The Loss of A Friend

https://i0.wp.com/tnuk.scdn2.secure.raxcdn.com/ebay/9780830835102.jpg

I lost a good friend on Friday. Over the years and through many letters (yes, letters), phone calls, and a men’s retreat, he and I ministered to each other. Our friendship went way back and it has always been rich and meaningful and God was often at the center of it. Our friendship was one of the truest examples of a spiritual one that I have ever experienced. I thank him for that.

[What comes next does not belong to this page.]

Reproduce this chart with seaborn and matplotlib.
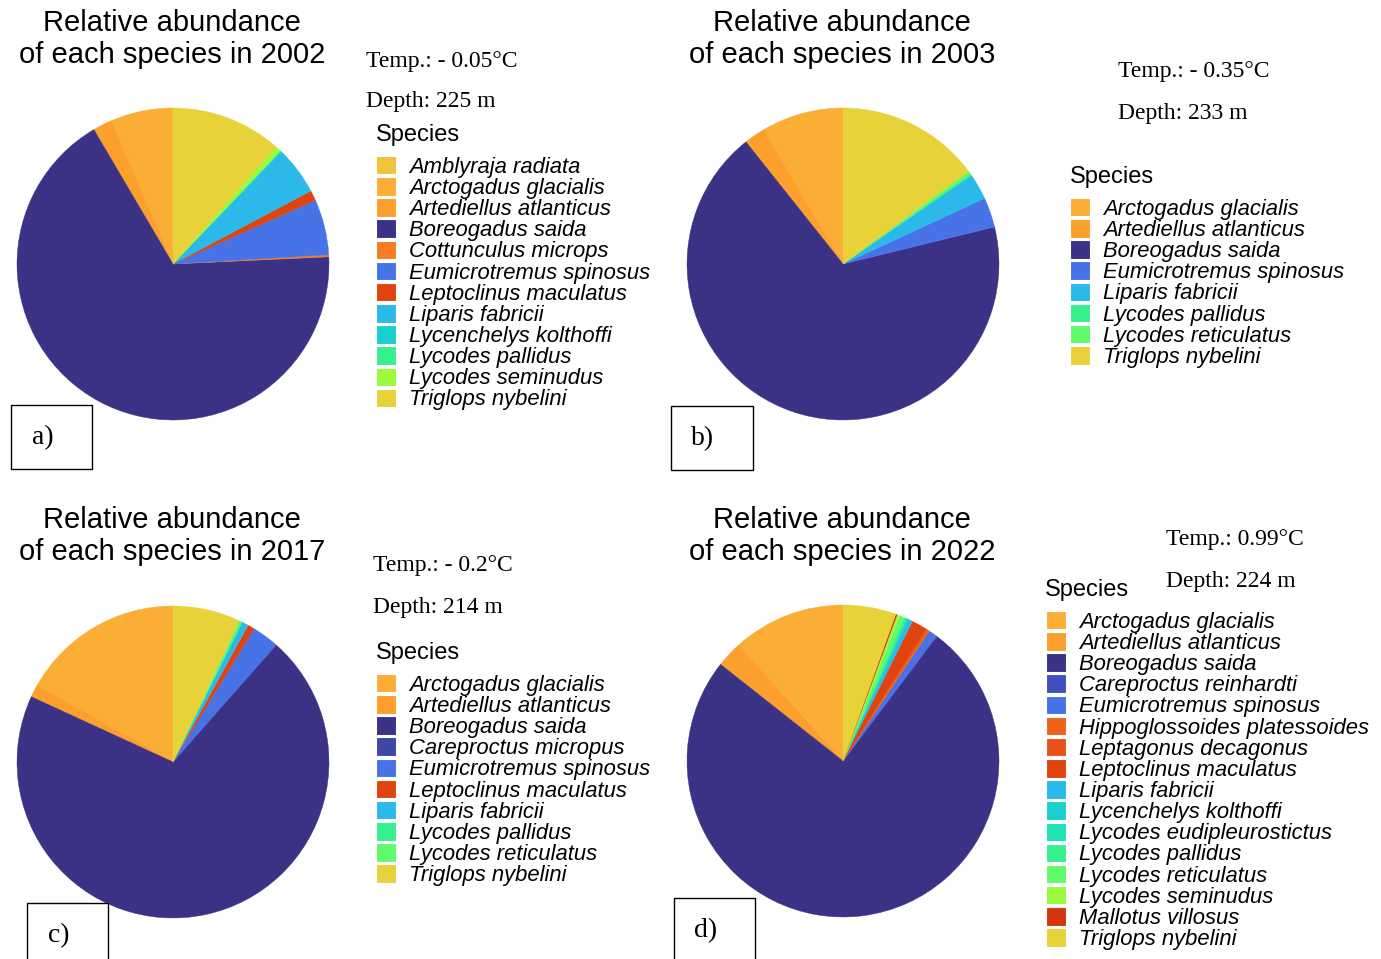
import matplotlib
matplotlib.use("Agg")
import matplotlib.pyplot as plt
from matplotlib.patches import Rectangle, Patch
from matplotlib.font_manager import FontProperties
import seaborn as sns

# ---------------- data ----------------
species_2002 = ["Amblyraja radiata", "Arctogadus glacialis", "Artediellus atlanticus",
                "Boreogadus saida", "Cottunculus microps", "Eumicrotremus spinosus",
                "Leptoclinus maculatus", "Liparis fabricii", "Lycenchelys kolthoffi",
                "Lycodes pallidus", "Lycodes seminudus", "Triglops nybelini"]
abund_2002 = [0.1, 6.4, 2.0, 67.5, 0.2, 5.8, 1.05, 5.0, 0.1, 0.1, 0.6, 11.5]

species_2003 = ["Arctogadus glacialis", "Artediellus atlanticus", "Boreogadus saida",
                "Eumicrotremus spinosus", "Liparis fabricii", "Lycodes pallidus",
                "Lycodes reticulatus", "Triglops nybelini"]
abund_2003 = [8.5, 2.2, 68.2, 3.1, 2.7, 0.2, 0.3, 14.9]

species_2017 = ["Arctogadus glacialis", "Artediellus atlanticus", "Boreogadus saida",
                "Careproctus micropus", "Eumicrotremus spinosus", "Leptoclinus maculatus",
                "Liparis fabricii", "Lycodes pallidus", "Lycodes reticulatus",
                "Triglops nybelini"]
abund_2017 = [16.8, 1.35, 70.4, 0.1, 2.75, 0.7, 0.65, 0.15, 0.2, 7.0]

species_2022 = ["Arctogadus glacialis", "Artediellus atlanticus", "Boreogadus saida",
                "Careproctus reinhardti", "Eumicrotremus spinosus",
                "Hippoglossoides platessoides", "Leptagonus decagonus",
                "Leptoclinus maculatus", "Liparis fabricii", "Lycenchelys kolthoffi",
                "Lycodes eudipleurostictus", "Lycodes pallidus", "Lycodes reticulatus",
                "Lycodes seminudus", "Mallotus villosus", "Triglops nybelini"]
abund_2022 = [11.7, 2.7, 75.5, 0.1, 0.85, 0.2, 0.2, 1.6, 0.4, 0.2, 0.1, 0.2,
              0.5, 0.3, 0.15, 5.5]

years = ["2002", "2003", "2017", "2022"]
temps = ["Temp.: - 0.05°C", "Temp.: - 0.35°C", "Temp.: - 0.2°C", "Temp.: 0.99°C"]
depths = ["Depth: 225 m", "Depth: 233 m", "Depth: 214 m", "Depth: 224 m"]
panel_labels = ["a)", "b)", "c)", "d)"]

# ---------------- styles ----------------
species_colors = {
    "Amblyraja radiata": "#EDC43A",
    "Arctogadus glacialis": "#FBAE35",
    "Artediellus atlanticus": "#FD9F2D",
    "Boreogadus saida": "#3C3285",
    "Careproctus micropus": "#3E46A8",
    "Careproctus reinhardti": "#4150BE",
    "Cottunculus microps": "#F97B22",
    "Eumicrotremus spinosus": "#4873E6",
    "Hippoglossoides platessoides": "#F0621A",
    "Leptagonus decagonus": "#E9531A",
    "Leptoclinus maculatus": "#E0440E",
    "Liparis fabricii": "#2AB9E8",
    "Lycenchelys kolthoffi": "#1ACFD0",
    "Lycodes eudipleurostictus": "#1EE3B5",
    "Lycodes pallidus": "#36F08E",
    "Lycodes reticulatus": "#5EFB6B",
    "Lycodes seminudus": "#9AFA3D",
    "Mallotus villosus": "#D3360A",
    "Triglops nybelini": "#E8D239",
}

W, H = 1381, 959
sns.set_theme(style="white")
plt.rcParams['font.family'] = ['Liberation Sans', 'DejaVu Sans']
plt.rcParams['text.color'] = 'black'

fig = plt.figure(figsize=(W / 100, H / 100), dpi=100)


def fx(x):
    return x / W


def fy(y):
    return 1 - y / H


layout = [
    dict(center=(173, 264), title=(172, 39), temp=(366, 62), depth=(366, 102),
         sp=(376, 135), leg=(376, 156), box=(11, 405, 81, 64)),
    dict(center=(843, 264), title=(842, 39), temp=(1118, 72), depth=(1118, 113),
         sp=(1070, 177), leg=(1070, 198), box=(671, 406, 82, 64)),
    dict(center=(173, 762), title=(172, 536), temp=(373, 566), depth=(373, 608),
         sp=(376, 653), leg=(376, 674), box=(27, 903, 81, 70)),
    dict(center=(843, 761), title=(842, 536), temp=(1166, 539), depth=(1166, 581),
         sp=(1045, 590), leg=(1046, 611), box=(674, 898, 81, 70)),
]

all_species = [species_2002, species_2003, species_2017, species_2022]
all_abund = [abund_2002, abund_2003, abund_2017, abund_2022]

R = 156
leg_prop = FontProperties(family='Liberation Sans', style='italic', size=15.8)

for i in range(4):
    sp_list = all_species[i]
    vals = all_abund[i]
    lay = layout[i]
    cols = [species_colors[s] for s in sp_list]
    cx, cy = lay["center"]
    ax = fig.add_axes([fx(cx - R), fy(cy + R), 2 * R / W, 2 * R / H])
    ax.pie(vals, colors=cols, startangle=90, counterclock=True, radius=1,
           wedgeprops=dict(linewidth=0.3))
    for w, c in zip(ax.patches, cols):
        w.set_edgecolor(c)
    ax.set_xlim(-1.0, 1.0)
    ax.set_ylim(-1.0, 1.0)
    ax.set_axis_off()

    # title
    tx, ty = lay["title"]
    fig.text(fx(tx), fy(ty), "Relative abundance\nof each species in " + years[i],
             ha="center", va="center", fontsize=21, linespacing=1.19,
             family="Liberation Sans", color="black")
    # temp / depth
    fig.text(fx(lay["temp"][0]), fy(lay["temp"][1]), temps[i], ha="left", va="center",
             fontsize=17, family="Liberation Serif", color="black")
    fig.text(fx(lay["depth"][0]), fy(lay["depth"][1]), depths[i], ha="left", va="center",
             fontsize=17, family="Liberation Serif", color="black")
    # legend title
    fig.text(fx(lay["sp"][0]), fy(lay["sp"][1]), "Species", ha="left", va="center",
             fontsize=17, family="Liberation Sans", color="black")
    handles = [Patch(facecolor=c, edgecolor="white", linewidth=0.8) for c in cols]
    leg = fig.legend(handles=handles, labels=sp_list, loc="upper left",
                     bbox_to_anchor=(fx(lay["leg"][0]), fy(lay["leg"][1])),
                     bbox_transform=fig.transFigure, frameon=False, borderpad=0,
                     borderaxespad=0, handlelength=0.92, handleheight=0.92,
                     handletextpad=0.58, labelspacing=-0.03, prop=leg_prop)
    for t in leg.get_texts():
        t.set_color("black")
    # panel label box
    bx, by, bw, bh = lay["box"]
    fig.patches.append(Rectangle((fx(bx), fy(by + bh)), bw / W, bh / H,
                                 transform=fig.transFigure, fill=False,
                                 edgecolor="black", linewidth=1.0))
    fig.text(fx(bx + 32), fy(by + 33), panel_labels[i], ha="center", va="center",
             fontsize=20, family="Liberation Serif", color="black")

fig.savefig("out.png", dpi=100)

Through our friendship, both personal and spiritual,  he taught me:

  • That in order to help someone you have to not only do the nice thing but also try to do the best thing for that person
  • That service to others means being creative and letting God guide you
  • That to help someone, it may take risks. But those risks are worth it
  • That life’s struggles aren’t superficial. They may require sacrifice beyond measure
  • That true friendship doesn’t have to have an agenda
  • That being a brother in Christ means more than being a friend
  • That overwhelming obstacles can be overcome
  • That you can always do more
  • That I am powerless over so much
  • That my prayers can be ridiculously selfish
  • That there may be more questions than answers
  • That genuine bonds can spread over decades
  • That hurt may be present but love shines brighter

One of the last things he wrote to me was, “You’ve been there.”And then he signed off with, “Thank you my Brother.”

No, thank you my Brother and friend. What you taught me I will carry to help others and our legacy of friendship will be a testimony to God’s great work in our lives.